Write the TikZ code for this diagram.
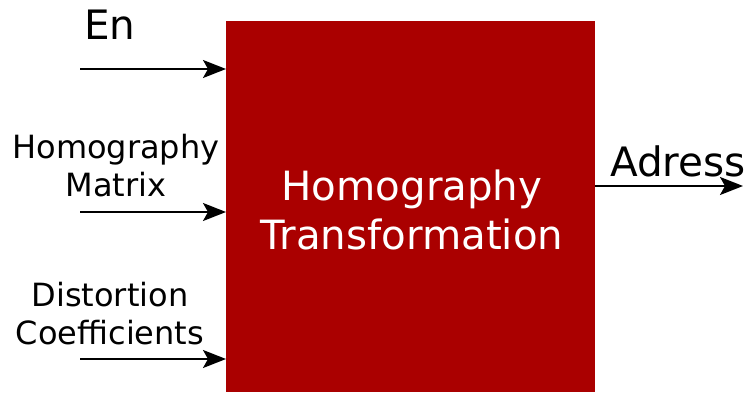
\documentclass[tikz,border=0pt]{standalone}
\usepackage{fontspec}
\setmainfont{DejaVu Sans}
\usetikzlibrary{arrows.meta}
\definecolor{boxred}{HTML}{AA0000}
\begin{document}
\begin{tikzpicture}[x=1pt,y=-1pt,
  sig/.style={draw=black,line width=2pt,-{Stealth[length=23pt,width=18pt,inset=5pt]}},
  lbl/.style={inner sep=0pt,align=center,font=\fontsize{32}{38}\selectfont},
  biglbl/.style={inner sep=0pt,align=center,font=\fontsize{40.5}{48}\selectfont}]
\useasboundingbox (0,0) rectangle (746,393);
\node[fill=boxred,minimum width=369pt,minimum height=371pt,inner sep=0pt,anchor=north west] (blk) at (226,21) {};
\node[text=white,align=center,inner sep=0pt,font=\fontsize{40.3}{48.5}\selectfont] (blktxt) at (412,210) {Homography\\Transformation};
\coordinate (en0) at (80,69);
\coordinate (hm0) at (80,212);
\coordinate (dc0) at (80,359);
\coordinate (en1) at (blk.west |- en0);
\coordinate (hm1) at (blk.west |- hm0);
\coordinate (dc1) at (blk.west |- dc0);
\coordinate (out0) at (blk.east |- 0,186);
\coordinate (out1) at (743,186);
\draw[sig] (en0) -- (en1);
\draw[sig] (hm0) -- (hm1);
\draw[sig] (dc0) -- (dc1);
\draw[sig] (out0) -- (out1);
\node[biglbl] (entxt) at (110,25) {En};
\node[lbl] (hmtxt) at (116,166) {Homography\\Matrix};
\node[lbl] (dctxt) at (110,314) {Distortion\\Coefficients};
\node[biglbl] (outtxt) at (678,161) {Adress};
\end{tikzpicture}
\end{document}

→ TASK DESCRIPTION
Restate the data above word for word. Do not include the images.

→ FULL OUTPUT
Write the TikZ code for this diagram.
\documentclass[tikz,border=0pt]{standalone}
\usepackage{fontspec}
\setmainfont{DejaVu Sans}
\usetikzlibrary{arrows.meta}
\definecolor{boxred}{HTML}{AA0000}
\begin{document}
\begin{tikzpicture}[x=1pt,y=-1pt,
  sig/.style={draw=black,line width=2pt,-{Stealth[length=23pt,width=18pt,inset=5pt]}},
  lbl/.style={inner sep=0pt,align=center,font=\fontsize{32}{38}\selectfont},
  biglbl/.style={inner sep=0pt,align=center,font=\fontsize{40.5}{48}\selectfont}]
\useasboundingbox (0,0) rectangle (746,393);
\node[fill=boxred,minimum width=369pt,minimum height=371pt,inner sep=0pt,anchor=north west] (blk) at (226,21) {};
\node[text=white,align=center,inner sep=0pt,font=\fontsize{40.3}{48.5}\selectfont] (blktxt) at (412,210) {Homography\\Transformation};
\coordinate (en0) at (80,69);
\coordinate (hm0) at (80,212);
\coordinate (dc0) at (80,359);
\coordinate (en1) at (blk.west |- en0);
\coordinate (hm1) at (blk.west |- hm0);
\coordinate (dc1) at (blk.west |- dc0);
\coordinate (out0) at (blk.east |- 0,186);
\coordinate (out1) at (743,186);
\draw[sig] (en0) -- (en1);
\draw[sig] (hm0) -- (hm1);
\draw[sig] (dc0) -- (dc1);
\draw[sig] (out0) -- (out1);
\node[biglbl] (entxt) at (110,25) {En};
\node[lbl] (hmtxt) at (116,166) {Homography\\Matrix};
\node[lbl] (dctxt) at (110,314) {Distortion\\Coefficients};
\node[biglbl] (outtxt) at (678,161) {Adress};
\end{tikzpicture}
\end{document}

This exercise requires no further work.